Goal of the exercise – Write again exactly the lines in the listing below, starting at the line with "Convert this diagram to TikZ code." and ending at the line with "anchor=base] (nowlbl) at", both included. Pictures are not copied.

--- start Supplied data ---

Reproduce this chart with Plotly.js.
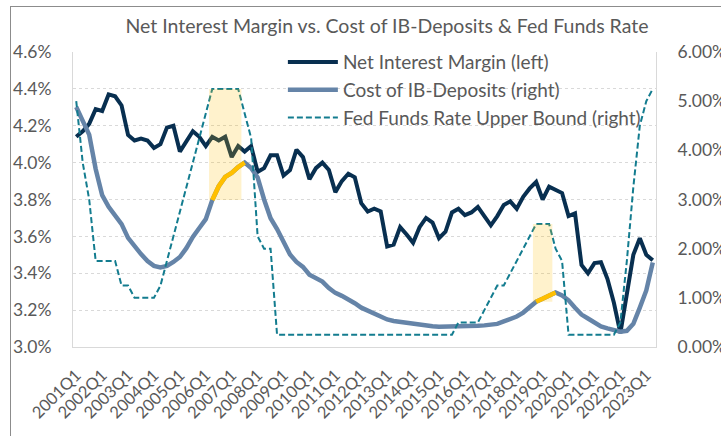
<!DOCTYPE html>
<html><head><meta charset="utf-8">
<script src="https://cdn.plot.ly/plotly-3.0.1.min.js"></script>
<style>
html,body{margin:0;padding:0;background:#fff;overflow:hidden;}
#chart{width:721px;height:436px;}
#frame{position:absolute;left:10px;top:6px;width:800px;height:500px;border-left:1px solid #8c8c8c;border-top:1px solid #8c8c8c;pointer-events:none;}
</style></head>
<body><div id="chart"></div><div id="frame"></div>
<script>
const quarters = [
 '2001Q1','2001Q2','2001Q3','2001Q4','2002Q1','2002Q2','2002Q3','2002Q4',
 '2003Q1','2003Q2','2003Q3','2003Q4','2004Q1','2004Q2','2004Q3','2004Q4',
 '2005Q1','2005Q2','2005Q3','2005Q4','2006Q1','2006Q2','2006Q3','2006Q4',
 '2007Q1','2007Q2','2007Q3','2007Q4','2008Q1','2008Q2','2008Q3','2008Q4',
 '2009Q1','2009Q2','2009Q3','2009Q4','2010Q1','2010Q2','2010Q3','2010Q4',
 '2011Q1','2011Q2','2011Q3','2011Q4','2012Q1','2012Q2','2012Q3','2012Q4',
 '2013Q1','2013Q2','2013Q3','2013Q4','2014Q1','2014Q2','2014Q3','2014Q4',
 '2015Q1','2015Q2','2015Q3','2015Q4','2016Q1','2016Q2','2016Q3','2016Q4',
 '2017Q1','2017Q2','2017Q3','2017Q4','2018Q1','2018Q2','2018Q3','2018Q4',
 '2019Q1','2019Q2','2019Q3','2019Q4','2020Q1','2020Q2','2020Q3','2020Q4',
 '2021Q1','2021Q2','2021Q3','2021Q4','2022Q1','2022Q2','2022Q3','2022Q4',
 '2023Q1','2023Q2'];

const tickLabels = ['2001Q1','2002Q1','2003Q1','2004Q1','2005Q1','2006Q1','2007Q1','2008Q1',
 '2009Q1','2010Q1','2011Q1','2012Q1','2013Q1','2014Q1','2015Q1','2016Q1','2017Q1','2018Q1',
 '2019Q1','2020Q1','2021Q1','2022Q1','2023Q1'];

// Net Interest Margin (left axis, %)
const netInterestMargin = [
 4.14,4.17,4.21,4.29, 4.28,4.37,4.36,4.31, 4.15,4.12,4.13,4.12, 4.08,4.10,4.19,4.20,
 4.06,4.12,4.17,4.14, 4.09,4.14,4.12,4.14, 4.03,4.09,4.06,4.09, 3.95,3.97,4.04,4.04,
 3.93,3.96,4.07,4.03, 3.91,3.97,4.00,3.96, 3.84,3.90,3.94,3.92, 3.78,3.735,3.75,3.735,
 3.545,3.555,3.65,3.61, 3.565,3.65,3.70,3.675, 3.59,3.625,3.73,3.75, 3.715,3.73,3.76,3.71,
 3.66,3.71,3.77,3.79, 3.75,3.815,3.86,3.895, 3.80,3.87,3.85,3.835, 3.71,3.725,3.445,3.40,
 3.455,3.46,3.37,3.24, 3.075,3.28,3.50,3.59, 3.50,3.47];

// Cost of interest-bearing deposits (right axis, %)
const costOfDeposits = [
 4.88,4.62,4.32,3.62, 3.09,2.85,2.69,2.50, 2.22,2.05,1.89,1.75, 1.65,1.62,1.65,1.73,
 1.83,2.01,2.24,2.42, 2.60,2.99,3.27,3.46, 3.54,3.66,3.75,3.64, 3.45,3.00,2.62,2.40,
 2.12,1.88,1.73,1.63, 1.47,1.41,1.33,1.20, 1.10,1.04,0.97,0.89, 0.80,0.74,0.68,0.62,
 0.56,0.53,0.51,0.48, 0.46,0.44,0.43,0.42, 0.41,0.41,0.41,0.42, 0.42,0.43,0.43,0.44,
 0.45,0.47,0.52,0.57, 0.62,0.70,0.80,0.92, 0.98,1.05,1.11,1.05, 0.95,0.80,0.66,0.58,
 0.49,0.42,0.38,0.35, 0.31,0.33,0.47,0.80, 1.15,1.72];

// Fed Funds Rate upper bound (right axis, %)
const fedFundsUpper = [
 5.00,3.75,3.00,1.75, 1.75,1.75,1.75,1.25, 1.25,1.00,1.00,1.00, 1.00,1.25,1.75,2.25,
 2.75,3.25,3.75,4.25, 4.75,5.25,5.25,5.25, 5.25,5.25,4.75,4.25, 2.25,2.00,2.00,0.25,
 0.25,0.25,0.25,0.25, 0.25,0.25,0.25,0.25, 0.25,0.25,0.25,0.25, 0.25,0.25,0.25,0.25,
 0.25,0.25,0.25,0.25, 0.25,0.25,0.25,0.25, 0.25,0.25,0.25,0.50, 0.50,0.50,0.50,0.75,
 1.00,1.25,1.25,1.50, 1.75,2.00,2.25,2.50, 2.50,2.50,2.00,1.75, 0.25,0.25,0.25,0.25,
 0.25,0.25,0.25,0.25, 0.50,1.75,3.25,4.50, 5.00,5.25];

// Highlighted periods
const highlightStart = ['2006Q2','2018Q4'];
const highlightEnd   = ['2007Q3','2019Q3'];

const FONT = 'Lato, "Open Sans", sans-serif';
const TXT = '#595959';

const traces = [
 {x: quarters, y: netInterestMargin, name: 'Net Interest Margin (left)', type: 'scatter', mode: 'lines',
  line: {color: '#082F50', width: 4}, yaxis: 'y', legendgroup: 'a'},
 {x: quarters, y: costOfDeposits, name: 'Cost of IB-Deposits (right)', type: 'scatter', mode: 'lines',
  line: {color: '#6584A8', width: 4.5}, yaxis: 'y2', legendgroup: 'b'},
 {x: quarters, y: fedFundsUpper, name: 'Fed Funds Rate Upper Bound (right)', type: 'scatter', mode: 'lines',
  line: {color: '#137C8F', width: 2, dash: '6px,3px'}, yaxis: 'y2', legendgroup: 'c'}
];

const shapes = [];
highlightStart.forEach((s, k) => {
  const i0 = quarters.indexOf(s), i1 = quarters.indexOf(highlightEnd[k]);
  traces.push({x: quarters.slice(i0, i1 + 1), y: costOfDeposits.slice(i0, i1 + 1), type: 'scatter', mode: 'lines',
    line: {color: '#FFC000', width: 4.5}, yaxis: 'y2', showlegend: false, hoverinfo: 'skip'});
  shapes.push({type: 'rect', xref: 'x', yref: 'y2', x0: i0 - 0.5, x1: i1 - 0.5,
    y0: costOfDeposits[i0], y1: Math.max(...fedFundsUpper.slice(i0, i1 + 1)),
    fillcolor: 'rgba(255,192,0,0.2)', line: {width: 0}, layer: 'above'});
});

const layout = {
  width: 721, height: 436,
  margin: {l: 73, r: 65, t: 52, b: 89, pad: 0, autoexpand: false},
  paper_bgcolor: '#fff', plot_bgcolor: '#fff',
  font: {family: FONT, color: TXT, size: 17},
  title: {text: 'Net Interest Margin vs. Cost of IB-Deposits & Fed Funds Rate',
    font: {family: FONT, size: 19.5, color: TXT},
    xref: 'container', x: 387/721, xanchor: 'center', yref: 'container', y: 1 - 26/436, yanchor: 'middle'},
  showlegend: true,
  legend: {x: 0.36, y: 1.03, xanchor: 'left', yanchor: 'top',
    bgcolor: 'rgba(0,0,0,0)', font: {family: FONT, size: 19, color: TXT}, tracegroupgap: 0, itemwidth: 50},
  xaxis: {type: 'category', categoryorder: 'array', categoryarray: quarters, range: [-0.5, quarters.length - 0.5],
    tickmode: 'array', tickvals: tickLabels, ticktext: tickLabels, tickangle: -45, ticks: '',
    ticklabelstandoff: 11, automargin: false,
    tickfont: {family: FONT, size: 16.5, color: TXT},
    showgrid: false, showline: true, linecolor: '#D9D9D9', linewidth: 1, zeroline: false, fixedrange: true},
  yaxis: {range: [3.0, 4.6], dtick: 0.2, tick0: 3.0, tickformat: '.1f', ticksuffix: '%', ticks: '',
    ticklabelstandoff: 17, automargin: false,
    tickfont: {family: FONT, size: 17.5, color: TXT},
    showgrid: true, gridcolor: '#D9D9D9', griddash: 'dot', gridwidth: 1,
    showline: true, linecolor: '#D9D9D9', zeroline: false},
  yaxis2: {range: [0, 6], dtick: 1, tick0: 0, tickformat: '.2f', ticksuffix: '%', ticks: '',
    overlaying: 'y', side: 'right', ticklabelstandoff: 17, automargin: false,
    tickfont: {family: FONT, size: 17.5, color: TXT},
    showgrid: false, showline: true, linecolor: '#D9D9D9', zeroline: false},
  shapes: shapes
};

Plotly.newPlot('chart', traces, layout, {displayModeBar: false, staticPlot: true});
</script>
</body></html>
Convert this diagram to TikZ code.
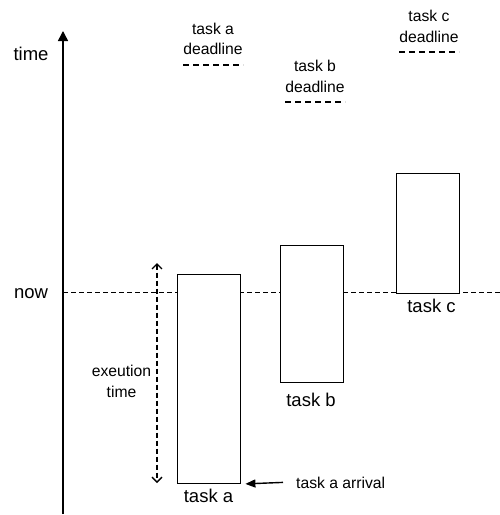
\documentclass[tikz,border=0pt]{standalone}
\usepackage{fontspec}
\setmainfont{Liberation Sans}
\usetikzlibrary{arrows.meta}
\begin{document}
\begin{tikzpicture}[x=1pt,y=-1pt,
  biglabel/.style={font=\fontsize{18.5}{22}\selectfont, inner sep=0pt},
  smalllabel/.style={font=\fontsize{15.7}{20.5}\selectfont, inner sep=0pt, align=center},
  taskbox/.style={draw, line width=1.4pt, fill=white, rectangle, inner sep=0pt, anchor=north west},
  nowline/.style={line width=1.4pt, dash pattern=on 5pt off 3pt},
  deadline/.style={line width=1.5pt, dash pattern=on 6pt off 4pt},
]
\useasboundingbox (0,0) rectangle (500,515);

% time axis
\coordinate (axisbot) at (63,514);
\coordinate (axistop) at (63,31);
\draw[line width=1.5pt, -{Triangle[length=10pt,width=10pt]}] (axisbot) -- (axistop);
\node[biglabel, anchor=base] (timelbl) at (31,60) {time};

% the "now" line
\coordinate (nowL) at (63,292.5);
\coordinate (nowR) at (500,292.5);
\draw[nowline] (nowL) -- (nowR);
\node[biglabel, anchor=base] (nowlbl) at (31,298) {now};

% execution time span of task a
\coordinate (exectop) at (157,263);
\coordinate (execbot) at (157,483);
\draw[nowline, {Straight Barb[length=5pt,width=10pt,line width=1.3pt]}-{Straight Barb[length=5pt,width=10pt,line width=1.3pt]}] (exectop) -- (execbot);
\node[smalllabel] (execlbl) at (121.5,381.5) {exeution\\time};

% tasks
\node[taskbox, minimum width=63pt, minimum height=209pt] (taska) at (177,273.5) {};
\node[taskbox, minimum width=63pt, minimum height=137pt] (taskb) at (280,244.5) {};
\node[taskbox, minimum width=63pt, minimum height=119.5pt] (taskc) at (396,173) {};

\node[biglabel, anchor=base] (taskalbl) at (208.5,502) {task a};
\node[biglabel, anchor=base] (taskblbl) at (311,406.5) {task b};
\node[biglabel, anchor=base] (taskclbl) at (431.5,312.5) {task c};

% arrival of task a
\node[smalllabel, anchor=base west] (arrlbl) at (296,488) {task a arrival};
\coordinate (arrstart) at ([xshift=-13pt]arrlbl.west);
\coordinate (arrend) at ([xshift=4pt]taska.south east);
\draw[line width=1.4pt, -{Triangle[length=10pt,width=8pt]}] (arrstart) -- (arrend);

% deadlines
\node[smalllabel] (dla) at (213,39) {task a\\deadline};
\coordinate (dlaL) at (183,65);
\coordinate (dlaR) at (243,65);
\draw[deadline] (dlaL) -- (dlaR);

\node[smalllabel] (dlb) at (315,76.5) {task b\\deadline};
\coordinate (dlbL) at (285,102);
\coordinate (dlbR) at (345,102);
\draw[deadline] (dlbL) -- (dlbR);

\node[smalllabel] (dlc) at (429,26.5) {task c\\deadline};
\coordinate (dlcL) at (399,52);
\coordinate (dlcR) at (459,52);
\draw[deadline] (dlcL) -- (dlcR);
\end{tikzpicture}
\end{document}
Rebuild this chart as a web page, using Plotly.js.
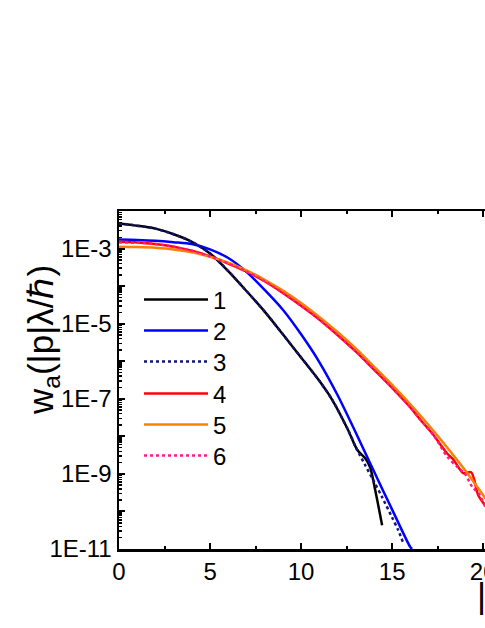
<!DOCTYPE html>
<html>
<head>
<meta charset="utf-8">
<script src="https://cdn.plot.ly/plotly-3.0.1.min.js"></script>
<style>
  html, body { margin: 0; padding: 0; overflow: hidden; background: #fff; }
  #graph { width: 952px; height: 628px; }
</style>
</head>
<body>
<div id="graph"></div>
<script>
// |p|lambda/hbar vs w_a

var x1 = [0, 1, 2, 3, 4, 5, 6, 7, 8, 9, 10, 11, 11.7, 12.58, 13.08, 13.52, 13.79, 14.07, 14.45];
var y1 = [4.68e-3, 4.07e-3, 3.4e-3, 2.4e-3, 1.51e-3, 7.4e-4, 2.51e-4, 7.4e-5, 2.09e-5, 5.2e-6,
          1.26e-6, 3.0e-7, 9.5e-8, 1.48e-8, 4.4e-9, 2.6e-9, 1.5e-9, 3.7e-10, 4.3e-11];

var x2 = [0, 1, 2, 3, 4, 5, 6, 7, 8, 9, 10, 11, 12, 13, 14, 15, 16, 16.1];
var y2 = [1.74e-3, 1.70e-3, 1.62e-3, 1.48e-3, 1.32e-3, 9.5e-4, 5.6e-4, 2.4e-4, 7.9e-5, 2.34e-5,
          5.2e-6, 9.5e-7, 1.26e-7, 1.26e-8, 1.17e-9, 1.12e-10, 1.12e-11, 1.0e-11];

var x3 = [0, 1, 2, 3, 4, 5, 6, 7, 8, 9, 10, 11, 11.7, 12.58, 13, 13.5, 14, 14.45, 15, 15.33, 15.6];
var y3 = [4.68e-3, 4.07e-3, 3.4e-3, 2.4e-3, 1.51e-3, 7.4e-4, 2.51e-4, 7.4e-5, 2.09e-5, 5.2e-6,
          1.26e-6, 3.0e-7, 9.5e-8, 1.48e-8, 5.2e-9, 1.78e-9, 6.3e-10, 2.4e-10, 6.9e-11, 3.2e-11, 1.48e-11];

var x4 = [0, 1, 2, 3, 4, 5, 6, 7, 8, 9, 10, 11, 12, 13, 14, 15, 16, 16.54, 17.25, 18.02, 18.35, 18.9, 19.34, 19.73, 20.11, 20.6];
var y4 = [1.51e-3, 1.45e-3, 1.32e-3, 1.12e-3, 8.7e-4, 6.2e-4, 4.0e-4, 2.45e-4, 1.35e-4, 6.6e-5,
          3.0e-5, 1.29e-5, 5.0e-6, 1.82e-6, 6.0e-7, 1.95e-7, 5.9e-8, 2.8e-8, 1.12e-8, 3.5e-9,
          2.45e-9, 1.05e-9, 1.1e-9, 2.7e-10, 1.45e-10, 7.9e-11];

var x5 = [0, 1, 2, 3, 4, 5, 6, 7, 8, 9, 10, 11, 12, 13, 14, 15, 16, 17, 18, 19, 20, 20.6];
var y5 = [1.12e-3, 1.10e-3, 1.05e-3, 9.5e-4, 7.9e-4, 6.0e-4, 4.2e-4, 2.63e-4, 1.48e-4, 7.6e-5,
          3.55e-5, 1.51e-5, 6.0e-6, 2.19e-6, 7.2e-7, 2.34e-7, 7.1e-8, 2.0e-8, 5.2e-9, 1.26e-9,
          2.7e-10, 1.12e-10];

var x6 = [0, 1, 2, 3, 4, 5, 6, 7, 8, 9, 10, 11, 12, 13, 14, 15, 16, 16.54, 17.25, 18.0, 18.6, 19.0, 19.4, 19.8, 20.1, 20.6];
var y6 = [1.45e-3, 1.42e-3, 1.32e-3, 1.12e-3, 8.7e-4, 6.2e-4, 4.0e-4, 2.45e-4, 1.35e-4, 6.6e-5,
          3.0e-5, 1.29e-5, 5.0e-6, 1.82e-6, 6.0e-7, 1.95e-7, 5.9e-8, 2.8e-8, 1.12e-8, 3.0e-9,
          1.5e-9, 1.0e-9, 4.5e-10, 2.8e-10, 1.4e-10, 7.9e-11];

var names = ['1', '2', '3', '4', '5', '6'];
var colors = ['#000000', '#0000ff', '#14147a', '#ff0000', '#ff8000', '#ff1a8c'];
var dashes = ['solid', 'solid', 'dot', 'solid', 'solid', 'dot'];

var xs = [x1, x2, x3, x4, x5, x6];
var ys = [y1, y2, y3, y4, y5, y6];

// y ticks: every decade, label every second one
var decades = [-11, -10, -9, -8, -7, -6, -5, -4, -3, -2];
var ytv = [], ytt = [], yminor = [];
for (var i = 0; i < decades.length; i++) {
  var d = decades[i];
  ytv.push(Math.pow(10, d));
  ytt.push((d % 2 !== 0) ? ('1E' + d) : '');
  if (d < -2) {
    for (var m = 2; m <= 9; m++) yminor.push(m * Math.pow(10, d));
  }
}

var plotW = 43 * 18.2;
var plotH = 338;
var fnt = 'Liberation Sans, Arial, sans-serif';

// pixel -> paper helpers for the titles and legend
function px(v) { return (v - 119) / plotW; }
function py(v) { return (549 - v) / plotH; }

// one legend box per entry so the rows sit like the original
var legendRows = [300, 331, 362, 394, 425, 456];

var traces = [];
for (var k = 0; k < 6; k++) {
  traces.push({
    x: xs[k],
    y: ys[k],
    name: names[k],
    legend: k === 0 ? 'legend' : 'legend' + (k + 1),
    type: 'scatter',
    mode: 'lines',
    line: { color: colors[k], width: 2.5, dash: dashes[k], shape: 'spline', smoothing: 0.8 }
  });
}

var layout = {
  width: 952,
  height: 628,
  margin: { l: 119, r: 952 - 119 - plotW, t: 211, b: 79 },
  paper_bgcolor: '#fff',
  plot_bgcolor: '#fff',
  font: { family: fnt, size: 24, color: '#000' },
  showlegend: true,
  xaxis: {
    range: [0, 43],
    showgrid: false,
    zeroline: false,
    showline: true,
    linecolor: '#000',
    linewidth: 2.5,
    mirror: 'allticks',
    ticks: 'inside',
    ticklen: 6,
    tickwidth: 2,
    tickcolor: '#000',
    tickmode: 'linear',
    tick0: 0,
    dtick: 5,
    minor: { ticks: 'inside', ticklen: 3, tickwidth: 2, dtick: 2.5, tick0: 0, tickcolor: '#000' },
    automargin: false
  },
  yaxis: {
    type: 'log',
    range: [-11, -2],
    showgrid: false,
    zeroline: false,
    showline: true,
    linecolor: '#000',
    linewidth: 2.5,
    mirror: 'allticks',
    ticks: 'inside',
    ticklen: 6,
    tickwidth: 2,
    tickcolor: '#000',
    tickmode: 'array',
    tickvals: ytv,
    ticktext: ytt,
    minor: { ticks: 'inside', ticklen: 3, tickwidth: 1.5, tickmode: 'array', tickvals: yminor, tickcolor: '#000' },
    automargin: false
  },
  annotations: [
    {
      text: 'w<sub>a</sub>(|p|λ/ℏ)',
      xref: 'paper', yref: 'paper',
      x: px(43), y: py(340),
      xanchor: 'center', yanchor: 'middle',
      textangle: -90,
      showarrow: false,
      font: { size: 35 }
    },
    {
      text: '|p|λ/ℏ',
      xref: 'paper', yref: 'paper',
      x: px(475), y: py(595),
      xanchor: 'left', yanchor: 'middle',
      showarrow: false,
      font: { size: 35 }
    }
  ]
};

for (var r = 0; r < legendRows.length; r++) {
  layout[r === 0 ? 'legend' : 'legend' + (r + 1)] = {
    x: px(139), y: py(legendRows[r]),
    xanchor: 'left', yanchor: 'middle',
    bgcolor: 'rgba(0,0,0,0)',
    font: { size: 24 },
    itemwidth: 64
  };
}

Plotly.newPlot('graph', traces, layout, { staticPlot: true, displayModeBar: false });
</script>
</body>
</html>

--- end Supplied data ---

Exercise answer –
Convert this diagram to TikZ code.
\documentclass[tikz,border=0pt]{standalone}
\usepackage{fontspec}
\setmainfont{Liberation Sans}
\usetikzlibrary{arrows.meta}
\begin{document}
\begin{tikzpicture}[x=1pt,y=-1pt,
  biglabel/.style={font=\fontsize{18.5}{22}\selectfont, inner sep=0pt},
  smalllabel/.style={font=\fontsize{15.7}{20.5}\selectfont, inner sep=0pt, align=center},
  taskbox/.style={draw, line width=1.4pt, fill=white, rectangle, inner sep=0pt, anchor=north west},
  nowline/.style={line width=1.4pt, dash pattern=on 5pt off 3pt},
  deadline/.style={line width=1.5pt, dash pattern=on 6pt off 4pt},
]
\useasboundingbox (0,0) rectangle (500,515);

% time axis
\coordinate (axisbot) at (63,514);
\coordinate (axistop) at (63,31);
\draw[line width=1.5pt, -{Triangle[length=10pt,width=10pt]}] (axisbot) -- (axistop);
\node[biglabel, anchor=base] (timelbl) at (31,60) {time};

% the "now" line
\coordinate (nowL) at (63,292.5);
\coordinate (nowR) at (500,292.5);
\draw[nowline] (nowL) -- (nowR);
\node[biglabel, anchor=base] (nowlbl) at (31,298) {now};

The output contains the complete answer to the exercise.